Dudy Iskandar adalah seorang jurnalis dan peminat sejarah Sumatera Selatan. Coba kita kutip pernyataannya:

Hari-hari berlalu di awal bulan Januari tahun 2020, tidak ada agenda kegiatan peringatan apa pun yang dilaksanakan di Kota Palembang.

Entah, apakah pemerintah daerah, masyarakat ataukah kita sudah melupakan sejarah perjuangan generasi sebelumnya, yang menjadikan kita sekarang bisa tegak berdiri, bebas merdeka, bisa berusaha, bisa berkerja, bisa belajar tanpa tekanan, tanpa dijajah kembali, ataukah kita amnesia dengan sejarah Palembang… entah…?

Padahal, tepat 73 tahun lalu, di bulan Januari 1947, terjadi peristiwa besar yang menjadi tonggak penting Sumatera Selatan, meneguhkan eksistensinya sebagai bagian dari Republik Indonesia. Peristiwa pertempuran lima hari lima malam atau “Palagan Palembang” yang menghiasi lembaran sejarah perjuangan menegakkan kemerdekaan RI.
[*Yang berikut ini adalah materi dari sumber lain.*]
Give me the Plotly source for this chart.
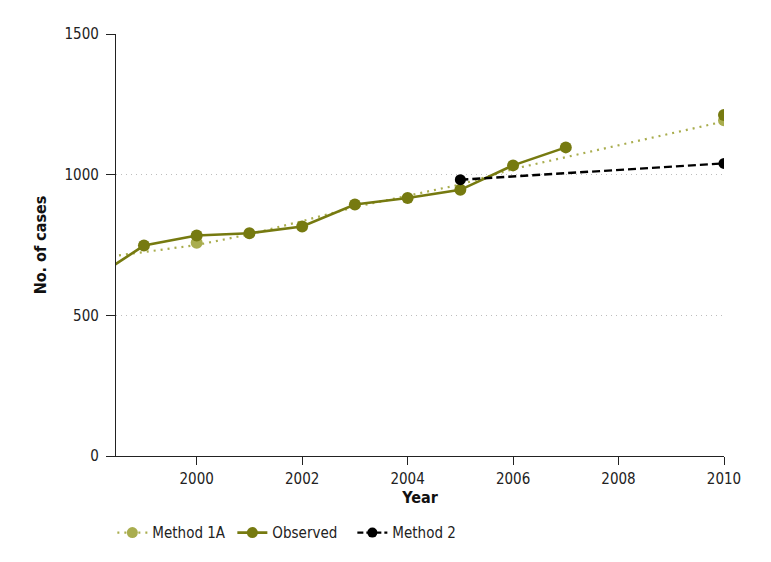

Sedikit yang tahu, bahwa pada bulan Januari 1947, Belanda melakukan serangan dahsyat dan pembunuhan di Kota Palembang. Pertempuran yang terjadi di salah satu wilayah Sumatera Selatan tersebut dikenal dengan pertempuran ‘Lima Hari Lima Malam’ di Palembang. Pertempuran ini terjadi pada tanggal 1 hingga 5 Januari 1947.

Sayangnya, pembantaian di Palembang ini tidak dipublikasikan secara utuh dalam historiografi Belanda. Belum lagi perhatian media dan parlemen Belanda tidak sepenuhnya tertuju pada kejadian tersebut.”

Tidak hanya apa yang dikatakan Dudy Iskandar, kita mengatakan sebagai catatan penting, tetapi tentang Sejarah “Lima Hari Lima Malam,” di Palembang terjadi silang pendapat antara H. Asnawi Mangku Alam dengan H. Alamsyah Ratu Perwiranegara.

Brigadir Jenderal TNI H. Asnawi Mangku Alam adalah Gubernur Sumatra Selatan untuk periode 1968–1978. Ia memulai karier melalui dunia militer setelah dua periode kepemimpinan. Asnawi Mangku Alam kemudian digantikan oleh Sainan Sagiman. Lahir pada 27 April 1921. Masa dinas: 1945–1968 dan meninggal dunia pada 27 Oktober 2001 (usia 80 tahun) di Jakarta.

Sedangkan Letnan Jenderal TNI H. Alamsjah Ratu Perwiranegara adalah tokoh militer Indonesia yang pernah menjabat sebagai Menteri dan Duta Besar Indonesia. Lahir pada 25 Desember 1925,di Kabupaten Lampung Utara. Meninggal pada  8 Januari 1998, di Jakarta dalam usia 72 tahun.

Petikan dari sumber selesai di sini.